The program allows early-career scientists who received a Ph.D. in the last seven years to jumpstart career-defining research projects.

Sideris and his team, the ACME laboratory: http://sites.usc.edu/acmelab, will use the nearly half-million-dollar grant to work on improving the design of photonic integrated circuits. Unlike traditional integrated circuits, photonic integrated circuits (PICs) work by manipulating light instead of electricity. The project aims to streamline the modeling and design process behind photonic circuitry to make it easier for engineers to build and improve light-powered circuits, paving the way for many exciting upcoming technologies such as optical computing.

In the U.S., Verizon’s Fios service is built on an infrastructure of fiber-optic cables that use light to send data such as images, documents, and emails over the internet. This is an example of photonic circuitry at work, where it’s been shown to work faster, literally at the speed of light, and reach longer distances than traditional wireless broadband.

Today, photonic integrated circuits are primarily used in communication technologies with nascent applications, including automatic LIDAR for self-driving cars, biosensors, and optical computers. However, PICs remain very challenging to model and design because traditional lumped circuit model approximations cannot be used, instead requiring a full solution of Maxwell’s equations for every design. Sideris believes that using computer algorithms to automate the design of photonic circuits is essential for realizing larger and more complicated photonic systems as the technology matures

“The problem I’m interested in tackling is coming up with techniques, or algorithms, to automate the design of devices that an engineer would normally have to design manually, only requiring desired behavior of the device to be specified as human input.” he said.

But approaching this problem is not easy. “We need to be able to simulate these devices accurately first in order to design them, and simulating photonic circuits is extremely challenging.”

Currently, engineers design many of the underlying components of these light-powered microchips via a painstaking manual iterative process with slow commercial simulators on a trial and error basis, which can be costly and time-consuming.

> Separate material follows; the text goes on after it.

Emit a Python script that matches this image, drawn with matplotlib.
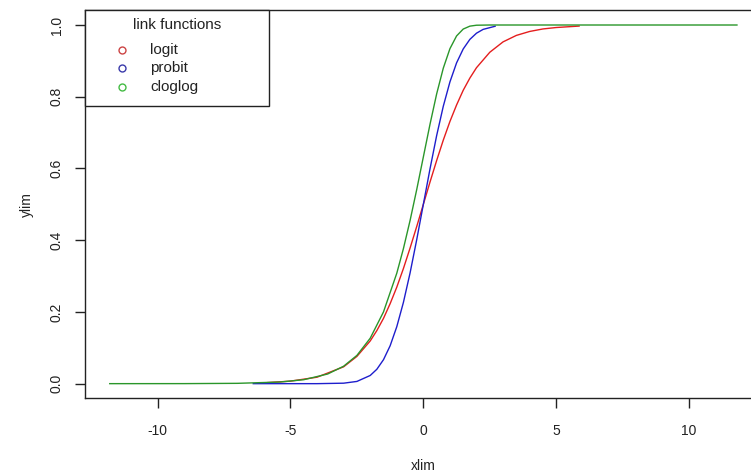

Instead, Sideris seeks to design algorithms that make the computer responsible for designing the device structure, only requiring the engineer to specify their desired performance specifications and fabrication constraints, thereby allowing humans to focus on the higher level aspects of the whole system.

Teaching a computer how to design photonic circuits, he said, “not only would save designers time, but opens opportunity for designing new devices with nonintuitive structures that humans would likely never come up with on their own.”

This would potentially eventually allow engineers to design photonic microchips by specifying desired behavior at a high level and letting the computer design the actual hardware to be fabricated, similar to how digital microcomputers are designed today. If successful, the project, “could completely change the paradigm of engineering electromagnetic devices,” Sideris said.

Sideris received his bachelor’s, master’s, and Ph.D. degrees in Electrical Engineering from the California Institute of Technology. He also spent time as a visiting scholar at the University of California, Berkeley’s Wireless Research Center (BWRC), where he worked on designing plastic waveguide-based interconnects — made of high density polyethylene, the same material as milk cartons — as a cost-effective and energy-efficient way of transmitting data across microchips.

Microchips are a tiny piece of technology that have majorly transformed the world of electronics, from mobile phones to digital thermostats. However, many of these technological improvements have only employed electronic circuits. He aims to change that.

As an academic researcher, Sideris values collaboration with other engineers – something that is easy to come by at USC Viterbi.

“USC has a wealth of top-level researchers,” he said. “I love how many different researchers there are in different areas all working at the cutting edge of their field.”

Sideris joined USC Viterbi’s Ming Hsieh Department of Electrical and Computer Engineering in August 2018. On the tenure track, he alternates between teaching linear circuits for undergraduates and computational electromagnetics for graduate students. He designed the course, titled “Build Your Own Simulator,” as a way to teach emerging engineers how to design their own code that can simulate the design of electromagnetic devices.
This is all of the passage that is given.